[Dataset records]

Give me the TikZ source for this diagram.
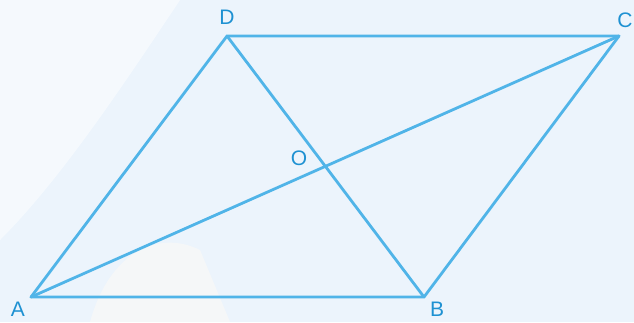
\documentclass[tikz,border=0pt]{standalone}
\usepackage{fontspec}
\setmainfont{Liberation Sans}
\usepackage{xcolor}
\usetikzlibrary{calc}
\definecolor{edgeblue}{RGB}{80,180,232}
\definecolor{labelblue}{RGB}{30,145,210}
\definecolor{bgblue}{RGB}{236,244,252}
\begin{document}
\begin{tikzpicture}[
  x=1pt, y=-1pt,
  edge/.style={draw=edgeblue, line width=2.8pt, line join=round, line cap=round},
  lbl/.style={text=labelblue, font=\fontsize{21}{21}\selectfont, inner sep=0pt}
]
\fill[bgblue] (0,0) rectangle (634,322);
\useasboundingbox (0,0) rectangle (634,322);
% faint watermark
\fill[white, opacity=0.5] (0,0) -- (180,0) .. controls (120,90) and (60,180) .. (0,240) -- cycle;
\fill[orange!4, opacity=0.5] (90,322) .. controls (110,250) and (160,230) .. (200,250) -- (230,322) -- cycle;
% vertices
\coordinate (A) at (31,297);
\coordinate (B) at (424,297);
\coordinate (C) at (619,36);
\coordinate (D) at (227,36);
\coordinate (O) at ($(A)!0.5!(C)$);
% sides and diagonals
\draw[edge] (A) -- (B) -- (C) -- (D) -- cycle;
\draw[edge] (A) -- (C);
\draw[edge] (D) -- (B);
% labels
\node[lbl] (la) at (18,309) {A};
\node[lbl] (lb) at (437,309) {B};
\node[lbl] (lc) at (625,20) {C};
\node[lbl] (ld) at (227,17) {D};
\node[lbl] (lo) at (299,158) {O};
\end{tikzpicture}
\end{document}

...

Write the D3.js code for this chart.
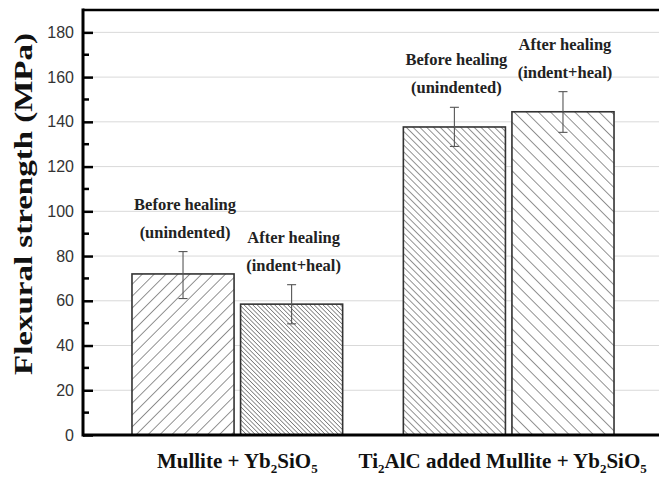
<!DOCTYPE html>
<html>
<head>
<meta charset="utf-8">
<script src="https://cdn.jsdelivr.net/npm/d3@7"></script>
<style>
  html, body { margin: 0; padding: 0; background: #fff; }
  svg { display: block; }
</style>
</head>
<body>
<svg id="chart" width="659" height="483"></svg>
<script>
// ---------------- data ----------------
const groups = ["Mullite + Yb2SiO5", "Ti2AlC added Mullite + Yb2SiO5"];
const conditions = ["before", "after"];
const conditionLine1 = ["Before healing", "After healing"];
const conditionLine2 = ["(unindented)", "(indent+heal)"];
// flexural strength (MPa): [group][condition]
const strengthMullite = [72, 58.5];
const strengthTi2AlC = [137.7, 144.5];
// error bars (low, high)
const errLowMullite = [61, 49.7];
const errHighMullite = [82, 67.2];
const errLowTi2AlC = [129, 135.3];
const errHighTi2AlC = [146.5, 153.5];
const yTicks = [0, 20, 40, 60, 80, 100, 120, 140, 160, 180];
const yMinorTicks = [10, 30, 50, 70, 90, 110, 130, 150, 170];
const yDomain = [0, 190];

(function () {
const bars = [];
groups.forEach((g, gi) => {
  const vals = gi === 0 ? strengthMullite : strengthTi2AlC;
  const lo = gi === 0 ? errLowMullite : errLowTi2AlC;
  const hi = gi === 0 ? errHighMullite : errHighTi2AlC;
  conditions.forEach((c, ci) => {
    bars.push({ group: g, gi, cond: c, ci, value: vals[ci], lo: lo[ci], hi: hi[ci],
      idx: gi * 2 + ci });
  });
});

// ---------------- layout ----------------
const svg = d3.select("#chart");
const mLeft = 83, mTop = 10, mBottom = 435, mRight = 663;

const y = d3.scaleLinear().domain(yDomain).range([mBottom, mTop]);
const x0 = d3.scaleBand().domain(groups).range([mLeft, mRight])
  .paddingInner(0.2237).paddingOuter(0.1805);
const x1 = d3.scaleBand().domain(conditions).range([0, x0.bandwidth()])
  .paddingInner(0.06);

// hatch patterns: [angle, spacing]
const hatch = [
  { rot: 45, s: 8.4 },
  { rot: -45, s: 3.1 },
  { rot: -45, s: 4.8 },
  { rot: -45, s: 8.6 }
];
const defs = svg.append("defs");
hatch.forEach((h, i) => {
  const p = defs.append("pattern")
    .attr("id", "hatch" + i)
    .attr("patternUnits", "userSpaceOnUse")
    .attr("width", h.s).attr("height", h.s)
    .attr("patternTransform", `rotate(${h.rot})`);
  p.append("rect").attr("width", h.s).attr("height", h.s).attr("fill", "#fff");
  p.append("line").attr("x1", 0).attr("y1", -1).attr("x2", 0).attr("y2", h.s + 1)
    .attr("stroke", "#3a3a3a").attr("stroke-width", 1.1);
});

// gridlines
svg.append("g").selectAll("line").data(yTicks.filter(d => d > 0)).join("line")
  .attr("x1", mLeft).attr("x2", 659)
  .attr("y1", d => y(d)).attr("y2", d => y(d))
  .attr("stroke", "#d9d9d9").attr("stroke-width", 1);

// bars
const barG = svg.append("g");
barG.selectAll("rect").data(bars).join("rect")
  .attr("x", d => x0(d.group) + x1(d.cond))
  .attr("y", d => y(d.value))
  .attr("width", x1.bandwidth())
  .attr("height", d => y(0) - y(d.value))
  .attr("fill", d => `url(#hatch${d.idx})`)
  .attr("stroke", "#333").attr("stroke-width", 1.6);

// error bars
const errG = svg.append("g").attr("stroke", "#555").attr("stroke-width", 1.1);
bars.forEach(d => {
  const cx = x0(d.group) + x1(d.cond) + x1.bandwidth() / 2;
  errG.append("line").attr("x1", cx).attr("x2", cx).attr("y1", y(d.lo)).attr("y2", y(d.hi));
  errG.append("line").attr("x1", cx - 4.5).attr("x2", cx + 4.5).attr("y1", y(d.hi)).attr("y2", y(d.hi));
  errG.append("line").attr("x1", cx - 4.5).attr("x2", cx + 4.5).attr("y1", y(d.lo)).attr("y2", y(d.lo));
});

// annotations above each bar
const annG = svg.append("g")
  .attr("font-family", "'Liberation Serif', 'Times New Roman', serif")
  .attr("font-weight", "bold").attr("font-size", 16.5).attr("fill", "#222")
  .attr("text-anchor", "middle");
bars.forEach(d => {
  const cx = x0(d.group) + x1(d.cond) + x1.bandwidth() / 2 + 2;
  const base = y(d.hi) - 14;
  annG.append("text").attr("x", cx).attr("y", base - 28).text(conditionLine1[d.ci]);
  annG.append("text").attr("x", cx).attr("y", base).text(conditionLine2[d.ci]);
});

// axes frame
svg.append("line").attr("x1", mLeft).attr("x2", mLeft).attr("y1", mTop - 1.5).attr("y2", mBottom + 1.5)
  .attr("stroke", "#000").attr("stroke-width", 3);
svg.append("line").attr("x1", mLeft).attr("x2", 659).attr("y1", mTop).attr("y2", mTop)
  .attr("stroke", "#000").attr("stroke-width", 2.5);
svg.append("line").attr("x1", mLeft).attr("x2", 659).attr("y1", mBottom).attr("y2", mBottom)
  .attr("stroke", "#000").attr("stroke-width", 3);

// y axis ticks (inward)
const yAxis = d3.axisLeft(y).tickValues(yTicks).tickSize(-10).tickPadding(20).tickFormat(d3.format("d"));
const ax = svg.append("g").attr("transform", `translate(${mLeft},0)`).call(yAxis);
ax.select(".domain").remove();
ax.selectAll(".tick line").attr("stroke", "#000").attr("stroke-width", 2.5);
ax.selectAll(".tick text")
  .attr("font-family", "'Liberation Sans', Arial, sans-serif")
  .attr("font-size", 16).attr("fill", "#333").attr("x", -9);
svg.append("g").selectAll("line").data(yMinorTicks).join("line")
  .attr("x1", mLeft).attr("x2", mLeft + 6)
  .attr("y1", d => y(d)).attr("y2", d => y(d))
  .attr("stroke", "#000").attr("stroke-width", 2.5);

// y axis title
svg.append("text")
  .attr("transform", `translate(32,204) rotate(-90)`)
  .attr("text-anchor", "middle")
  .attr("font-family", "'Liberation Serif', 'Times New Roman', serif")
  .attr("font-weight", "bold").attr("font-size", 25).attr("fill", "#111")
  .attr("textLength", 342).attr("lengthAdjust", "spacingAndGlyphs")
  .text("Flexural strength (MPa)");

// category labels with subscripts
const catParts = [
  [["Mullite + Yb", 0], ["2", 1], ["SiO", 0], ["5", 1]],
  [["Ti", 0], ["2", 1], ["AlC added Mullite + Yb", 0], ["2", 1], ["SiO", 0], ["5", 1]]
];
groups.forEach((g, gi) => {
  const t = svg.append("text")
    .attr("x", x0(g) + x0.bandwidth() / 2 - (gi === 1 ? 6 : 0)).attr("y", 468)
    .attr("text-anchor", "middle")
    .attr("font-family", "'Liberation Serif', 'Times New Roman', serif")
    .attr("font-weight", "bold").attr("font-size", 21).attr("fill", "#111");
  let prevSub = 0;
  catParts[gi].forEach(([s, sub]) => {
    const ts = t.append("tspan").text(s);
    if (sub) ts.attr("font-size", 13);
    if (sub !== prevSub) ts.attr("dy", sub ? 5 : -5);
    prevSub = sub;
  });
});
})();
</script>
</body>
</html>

### [To be done]
Give again the lines from "Write the D3.js code for this chart." to "const yDomain = [0, 190];" exactly, both of those lines included, and do not include any pictures.

### [Exercise answer]
Write the D3.js code for this chart.
<!DOCTYPE html>
<html>
<head>
<meta charset="utf-8">
<script src="https://cdn.jsdelivr.net/npm/d3@7"></script>
<style>
  html, body { margin: 0; padding: 0; background: #fff; }
  svg { display: block; }
</style>
</head>
<body>
<svg id="chart" width="659" height="483"></svg>
<script>
// ---------------- data ----------------
const groups = ["Mullite + Yb2SiO5", "Ti2AlC added Mullite + Yb2SiO5"];
const conditions = ["before", "after"];
const conditionLine1 = ["Before healing", "After healing"];
const conditionLine2 = ["(unindented)", "(indent+heal)"];
// flexural strength (MPa): [group][condition]
const strengthMullite = [72, 58.5];
const strengthTi2AlC = [137.7, 144.5];
// error bars (low, high)
const errLowMullite = [61, 49.7];
const errHighMullite = [82, 67.2];
const errLowTi2AlC = [129, 135.3];
const errHighTi2AlC = [146.5, 153.5];
const yTicks = [0, 20, 40, 60, 80, 100, 120, 140, 160, 180];
const yMinorTicks = [10, 30, 50, 70, 90, 110, 130, 150, 170];
const yDomain = [0, 190];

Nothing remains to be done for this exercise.